At Jones' trial, the brother invoked his Fifth Amendment privilege against self-incrimination. The prosecution then admitted relevant portions of the brother's plea allocution, including a portion in which he stated:

"My brother called me. He picked me up. We went to Charlotte Duke's house. I went in the opposite room. They was all discussing. My brother had ski masks. I didn't know he had no guns on him. I knew he had ski masks. I didn't know he had no guns."

After he was convicted, Jones appealed, claiming, inter alia, that his brother's plea allocution was improperly admitted as a statement against interest under Ohio Rule of Evidence 804(B)(3). The Court of Appeals of Ohio disagreed, finding that

A plea allocution is conducted only after the individual has been fully apprised of and waived a litany of constitutional rights, including Fifth Amendment rights. As such, the allocution statement was unprotected as a matter of law and thereby admissible. In conformity with this legal truism, Evid.R. 804(B)(3) establishes that a statement against interest is admissible when the declarant, "(1) was unavailable to testify at trial; (2) the confession tended to subject them to criminal liability such that a reasonable person in their position would not have made the confession unless they believed it to be true; and (3) collaborating circumstances clearly indicate the trustworthiness of the confession."

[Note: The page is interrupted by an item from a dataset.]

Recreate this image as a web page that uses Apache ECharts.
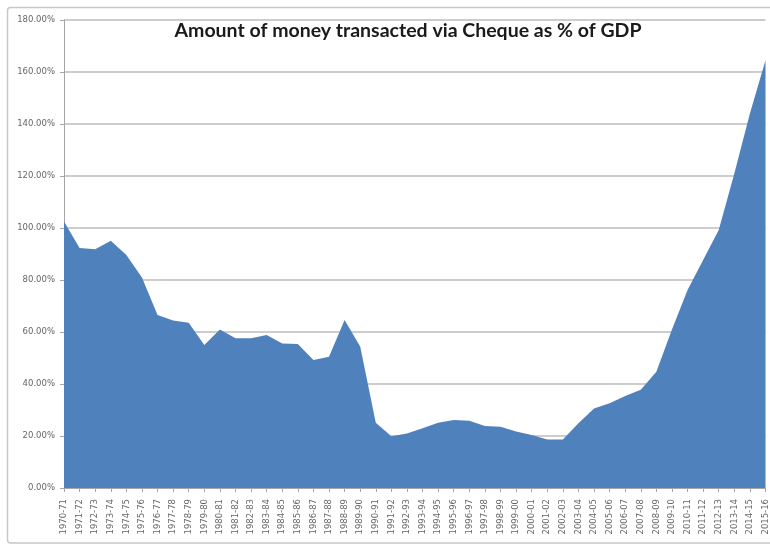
<!DOCTYPE html>
<html>
<head>
<meta charset="utf-8">
<script src="https://cdn.jsdelivr.net/npm/echarts@6/dist/echarts.min.js"></script>
<style>
  html, body { margin: 0; padding: 0; background: #fff; }
  #chart { width: 770px; height: 545px; }
</style>
</head>
<body>
<div id="chart"></div>
<script>
// Fiscal years shown along the category axis
const years = [
  '1970-71','1971-72','1972-73','1973-74','1974-75','1975-76','1976-77','1977-78',
  '1978-79','1979-80','1980-81','1981-82','1982-83','1983-84','1984-85','1985-86',
  '1986-87','1987-88','1988-89','1989-90','1990-91','1991-92','1992-93','1993-94',
  '1994-95','1995-96','1996-97','1997-98','1998-99','1999-00','2000-01','2001-02',
  '2002-03','2003-04','2004-05','2005-06','2006-07','2007-08','2008-09','2009-10',
  '2010-11','2011-12','2012-13','2013-14','2014-15','2015-16'
];

// Cheque transactions as a percentage of GDP
const chequePct = [
  102.5, 92.3, 91.8, 95.1, 89.6, 81.0, 66.5, 64.4,
  63.6, 55.0, 61.0, 57.6, 57.6, 58.8, 55.6, 55.4,
  49.2, 50.5, 64.6, 54.4, 25.1, 19.9, 21.0, 23.0,
  25.1, 26.2, 25.9, 23.8, 23.6, 21.7, 20.4, 18.7,
  18.7, 24.9, 30.6, 32.6, 35.4, 37.8, 44.7, 61.0,
  76.2, 87.7, 99.2, 121.0, 144.0, 164.5
];

// Value-axis range
const yMin = 0, yMax = 180, yStep = 20;

const chart = echarts.init(document.getElementById('chart'), null, { renderer: 'canvas' });

chart.setOption({
  animation: false,
  backgroundColor: '#ffffff',
  title: {
    text: 'Amount of money transacted via Cheque as % of GDP',
    left: 403,
    textAlign: 'center',
    top: 16,
    textStyle: {
      fontFamily: 'Lato',
      fontWeight: 'bold',
      fontSize: 19.5,
      color: '#1a1a1a'
    }
  },
  graphic: [{
    type: 'rect',
    shape: { x: 7.5, y: 7.5, width: 775, height: 535.5, r: 3 },
    style: { fill: 'none', stroke: '#c8c8c8', lineWidth: 1.5 },
    z: 0
  }],
  grid: { left: 64, right: 3, top: 20, bottom: 57 },
  xAxis: {
    type: 'category',
    data: years,
    boundaryGap: false,
    axisLine: { show: true, lineStyle: { color: '#a6a6a6', width: 1 } },
    axisTick: { show: true, interval: 0, length: 4, lineStyle: { color: '#a6a6a6' } },
    axisLabel: {
      interval: 0,
      rotate: 90,
      fontSize: 8.5,
      color: '#666666',
      fontFamily: 'DejaVu Sans',
      margin: 11
    },
    splitLine: { show: false }
  },
  yAxis: {
    type: 'value',
    min: yMin,
    max: yMax,
    interval: yStep,
    axisLine: { show: true, lineStyle: { color: '#a6a6a6', width: 1 } },
    axisTick: { show: true, length: 4, lineStyle: { color: '#a6a6a6' } },
    axisLabel: {
      fontSize: 8.5,
      color: '#666666',
      fontFamily: 'DejaVu Sans',
      margin: 9,
      formatter: v => v.toFixed(2) + '%'
    },
    splitLine: { show: true, lineStyle: { color: '#bdbdbd', width: 1.5 } }
  },
  series: [{
    type: 'line',
    data: chequePct,
    symbol: 'none',
    smooth: false,
    lineStyle: { width: 0 },
    areaStyle: { color: '#4f81bd', opacity: 1 },
    z: 3
  }]
});
</script>
</body>
</html>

We find that given the witness's refusal to cooperate in questioning, even when limited in scope to the making of the plea allocution statement in conjunction with the fact that the allocution statement rendered the witness criminally liable and led to his conviction and incarceration, the allocution statement is admissible pursuant to the criteria set forth in Evid.R. 804(B)(3).

(As a side note, is "truthworthiness" a word? It sounds to me more like a counterpart to Stephen Colbert's truthiness than an actual word).